Given material —
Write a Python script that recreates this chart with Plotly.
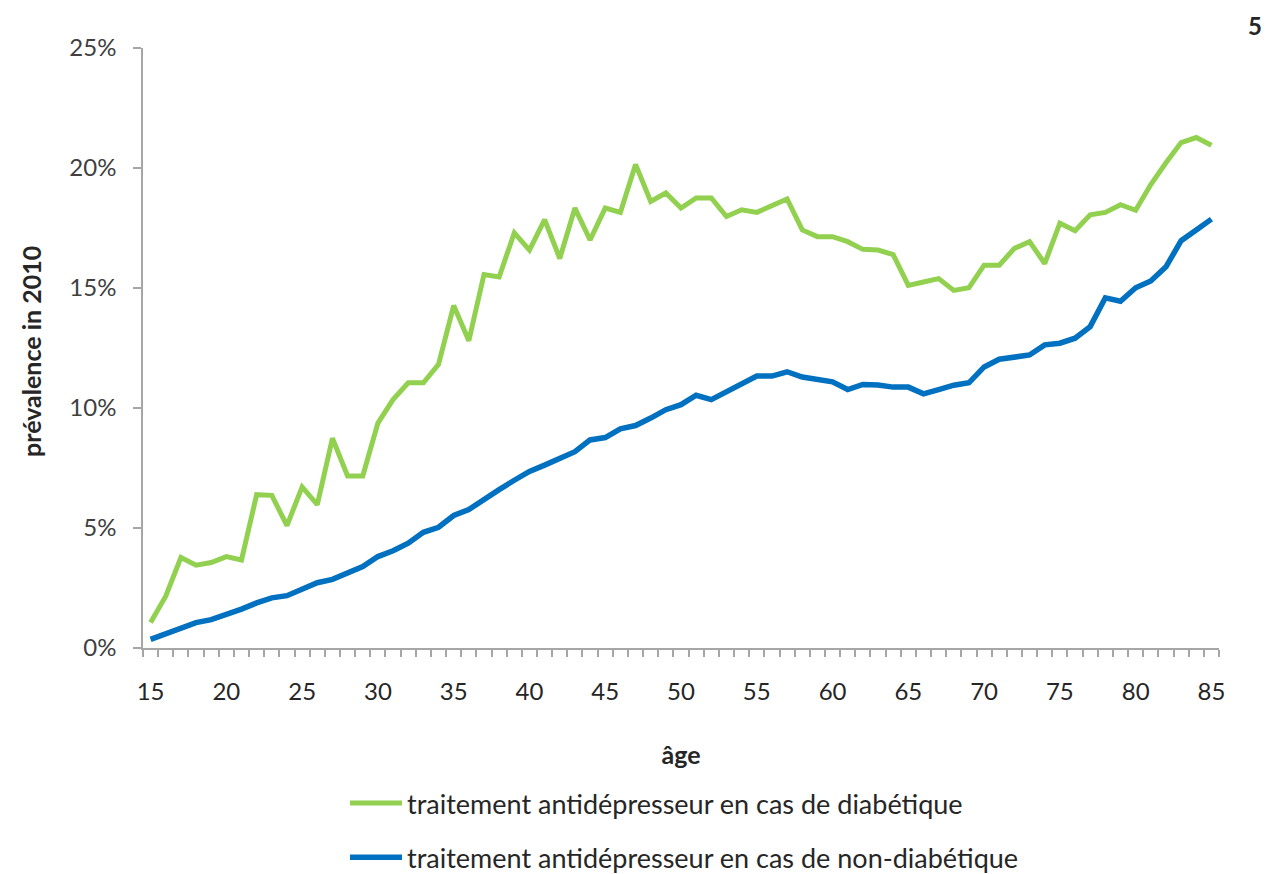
import plotly.graph_objects as go

ages = list(range(15, 86))

diabetique = [
    1.06, 2.16, 3.77, 3.45, 3.56, 3.81, 3.67, 6.39, 6.36, 5.10,
    6.71, 5.97, 8.74, 7.17, 7.17, 9.37, 10.35, 11.05, 11.05, 11.82,
    14.27, 12.80, 15.56, 15.46, 17.30, 16.58, 17.85, 16.23, 18.33, 17.00,
    18.33, 18.15, 20.15, 18.61, 18.96, 18.33, 18.75, 18.75, 17.98, 18.26,
    18.15, 18.43, 18.71, 17.42, 17.14, 17.14, 16.93, 16.61, 16.58, 16.39,
    15.11, 15.25, 15.39, 14.90, 15.01, 15.95, 15.95, 16.65, 16.93, 16.02,
    17.70, 17.39, 18.05, 18.15, 18.47, 18.24, 19.31, 20.22, 21.06, 21.27,
    20.95,
]

non_diabetique = [
    0.36, 0.59, 0.87, 1.06, 1.18, 1.39, 1.62, 1.88, 2.09, 2.18,
    2.46, 2.72, 2.86, 3.11, 3.39, 3.81, 4.05, 4.37, 4.82, 5.03,
    5.52, 5.77, 6.22, 6.60, 6.99, 7.36, 7.62, 7.90, 8.18, 8.67,
    8.77, 9.13, 9.27, 9.58, 9.93, 10.14, 10.53, 10.35, 10.67, 10.98,
    11.33, 11.33, 11.51, 11.29, 11.19, 11.09, 10.77, 10.98, 10.96, 10.87,
    10.87, 10.59, 10.77, 10.95, 11.05, 11.71, 12.03, 12.10, 12.21, 12.63,
    12.70, 12.91, 13.39, 14.59, 14.45, 15.01, 15.29, 15.88, 16.97, 17.42,
    17.87,
]

x_tick_vals = [15, 20, 25, 30, 35, 40, 45, 50, 55, 60, 65, 70, 75, 80, 85]
y_tick_vals = [0, 5, 10, 15, 20, 25]
y_tick_text = ["0%", "5%", "10%", "15%", "20%", "25%"]

FONT = "Lato"
AXIS_GRAY = "#A6A6A6"
TEXT = "#404040"
DARK = "#262626"

# page body adds an 8px offset; figure is sized/placed to compensate
OFF = 8
W, H = 1278 - OFF, 874 - OFF
ML, MT = 143 - OFF, 48 - OFF
MR = 1278 - 1219
MB = H - (648 - OFF)
PW, PH = W - ML - MR, H - MT - MB


def px_x(x):
    return (x - OFF - ML) / PW


def px_y(y):
    return (H - MB - (y - OFF)) / PH


fig = go.Figure()
fig.add_trace(go.Scatter(
    x=ages, y=diabetique, mode="lines",
    name="traitement antidépresseur en cas de diabétique",
    line=dict(color="#92D050", width=5),
    legendgroup="a",
))
fig.add_trace(go.Scatter(
    x=ages, y=non_diabetique, mode="lines",
    name="traitement antidépresseur en cas de non-diabétique",
    line=dict(color="#0070C0", width=5.5),
    legendgroup="b",
))

fig.update_layout(
    width=W, height=H,
    paper_bgcolor="white", plot_bgcolor="white",
    margin=dict(l=ML, r=MR, t=MT, b=MB, autoexpand=False),
    font=dict(family=FONT, color=TEXT, size=24),
    showlegend=True,
    legend=dict(
        orientation="v",
        xref="container", yref="container",
        x=(345 - OFF) / W, xanchor="left",
        y=1 - (779 - OFF) / H, yanchor="top",
        font=dict(family=FONT, size=27, color=DARK),
        tracegroupgap=16,
        itemwidth=52,
        bgcolor="rgba(0,0,0,0)",
    ),
    annotations=[
        dict(text="<b>5</b>", x=px_x(1255), y=px_y(25),
             xref="paper", yref="paper",
             showarrow=False, font=dict(size=24, color=DARK, family=FONT),
             xanchor="center", yanchor="middle"),
        dict(text="<b>prévalence in 2010</b>", x=px_x(31), y=px_y(352),
             xref="paper", yref="paper", textangle=-90,
             showarrow=False, font=dict(size=25, color=DARK, family=FONT),
             xanchor="center", yanchor="middle"),
    ],
)

fig.update_xaxes(
    range=[14.5, 85.5],
    tickvals=x_tick_vals,
    ticktext=[str(v) for v in x_tick_vals],
    ticks="",
    automargin=True,
    showgrid=False, zeroline=False,
    showline=True, linecolor=AXIS_GRAY, linewidth=1.5,
    tickfont=dict(size=24, color=DARK),
    ticklabelstandoff=21,
    minor=dict(tick0=14.5, dtick=1, ticks="outside", ticklen=7,
               tickcolor=AXIS_GRAY, tickwidth=1.5, showgrid=False),
    title=dict(text="<b>âge</b>", font=dict(size=25, color=DARK), standoff=43),
)
fig.update_yaxes(
    range=[0, 25],
    tickvals=y_tick_vals,
    ticktext=y_tick_text,
    ticks="outside", ticklen=8, tickcolor=AXIS_GRAY, tickwidth=1.5,
    automargin=True,
    showgrid=False, zeroline=False,
    showline=True, linecolor=AXIS_GRAY, linewidth=1.5,
    tickfont=dict(size=24, color=TEXT),
    ticklabelstandoff=12,
)

fig.write_html("out.html")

Task to carry out —
Output exactly the span of lines from the top of the listing through the line holding "ages = list(range(15, 86))", and leave every picture out.

Task solution —
Write a Python script that recreates this chart with Plotly.
import plotly.graph_objects as go

ages = list(range(15, 86))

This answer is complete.